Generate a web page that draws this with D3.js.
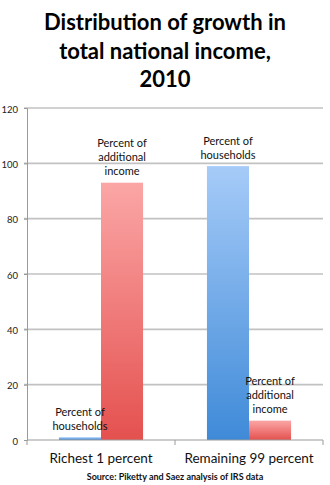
<!DOCTYPE html>
<html><head><meta charset="utf-8">
<script src="https://cdn.jsdelivr.net/npm/d3@7"></script>
<style>
html,body{margin:0;padding:0;background:#fff;}
svg{display:block;}
</style></head>
<body>
<script>
const titleLines = ["Distribution of growth in", "total national income,", "2010"];
const categories = ["Richest 1 percent", "Remaining 99 percent"];
const seriesNames = ["Percent of households", "Percent of additional income"];
const households = [1, 99];
const additionalIncome = [93, 7];
const seriesLabelLines = [["Percent of", "households"], ["Percent of", "additional", "income"]];
const yTicks = [0, 20, 40, 60, 80, 100, 120];
const sourceText = "Source: Piketty and Saez analysis of IRS data";

const W = 330, H = 485;
const font = "Lato, 'Open Sans', sans-serif";
const svg = d3.select("body").append("svg").attr("width", W).attr("height", H);

const defs = svg.append("defs");
function grad(id, top, bottom) {
  const g = defs.append("linearGradient").attr("id", id)
    .attr("x1", 0).attr("y1", 0).attr("x2", 0).attr("y2", 1);
  g.append("stop").attr("offset", "0%").attr("stop-color", top);
  g.append("stop").attr("offset", "100%").attr("stop-color", bottom);
}
grad("gBlue", "#a6cbf8", "#3f8ad8");
grad("gRed", "#fba6a6", "#e4514f");
const fills = ["url(#gBlue)", "url(#gRed)"];

// title
svg.append("g").selectAll("text").data(titleLines).join("text")
  .attr("x", W / 2).attr("y", (d, i) => 30 + i * 28.5)
  .attr("text-anchor", "middle").attr("font-family", font)
  .attr("font-weight", "bold").attr("font-size", 22).attr("fill", "#000")
  .text(d => d);

const x0 = d3.scaleBand().domain(categories).range([27, 323]).paddingInner(0).paddingOuter(0);
const x1 = d3.scaleBand().domain(seriesNames).range([0, x0.bandwidth()]).paddingInner(0).paddingOuter(0.76);
const y = d3.scaleLinear().domain([0, 120]).range([440, 108]);

// gridlines
svg.append("g").selectAll("line").data(yTicks.filter(t => t > 0)).join("line")
  .attr("x1", 24).attr("x2", 323)
  .attr("y1", d => y(d)).attr("y2", d => y(d))
  .attr("stroke", "#c2c2c2").attr("stroke-width", 1.6);

// y axis
const yAxis = svg.append("g").attr("transform", "translate(27,0)")
  .call(d3.axisLeft(y).tickValues(yTicks).tickSize(3).tickPadding(6));
yAxis.select(".domain").attr("stroke", "#9a9a9a");
yAxis.selectAll(".tick line").attr("stroke", "#9a9a9a");
yAxis.selectAll(".tick text").attr("font-family", font).attr("font-size", 9.5).attr("fill", "#222").attr("dy", "0.45em");

// bars
const data = categories.map((c, i) => ({ cat: c, vals: [households[i], additionalIncome[i]] }));
const groups = svg.append("g").selectAll("g").data(data).join("g")
  .attr("transform", d => `translate(${x0(d.cat)},0)`);
groups.selectAll("rect").data(d => d.vals.map((v, j) => ({ v, j }))).join("rect")
  .attr("x", d => x1(seriesNames[d.j])).attr("width", x1.bandwidth())
  .attr("y", d => y(d.v)).attr("height", d => y(0) - y(d.v))
  .attr("fill", d => fills[d.j]);

// bar labels
groups.each(function (d) {
  const g = d3.select(this);
  d.vals.forEach((v, j) => {
    const lines = seriesLabelLines[j];
    const cx = x1(seriesNames[j]) + x1.bandwidth() / 2;
    const lastBase = y(v) - 7.5;
    g.append("g").selectAll("text").data(lines).join("text")
      .attr("x", cx).attr("y", (t, k) => lastBase - (lines.length - 1 - k) * 14)
      .attr("text-anchor", "middle").attr("font-family", font)
      .attr("font-size", 11).attr("fill", "#111").text(t => t);
  });
});

// x axis
const xAxis = svg.append("g").attr("transform", "translate(0,440)");
xAxis.append("line").attr("x1", 27).attr("x2", 323).attr("stroke", "#9a9a9a");
xAxis.selectAll("line.tk").data([27, 27 + x0.bandwidth(), 323]).join("line").attr("class", "tk")
  .attr("x1", d => d).attr("x2", d => d).attr("y1", 0).attr("y2", 5).attr("stroke", "#9a9a9a");
xAxis.selectAll("text").data(categories).join("text")
  .attr("x", d => x0(d) + x0.bandwidth() / 2).attr("y", 23)
  .attr("text-anchor", "middle").attr("font-family", font).attr("font-size", 13.5).attr("fill", "#111")
  .text(d => d);

svg.append("text").attr("x", 175).attr("y", 480).attr("text-anchor", "middle")
  .attr("font-family", font).attr("font-weight", "bold").attr("font-size", 9).attr("fill", "#111")
  .text(sourceText);
</script>
</body></html>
:::
Short exercise:
Copy all lines from the data that hold the word "this".

Complete answer:
Generate a web page that draws this with D3.js.
  const g = d3.select(this);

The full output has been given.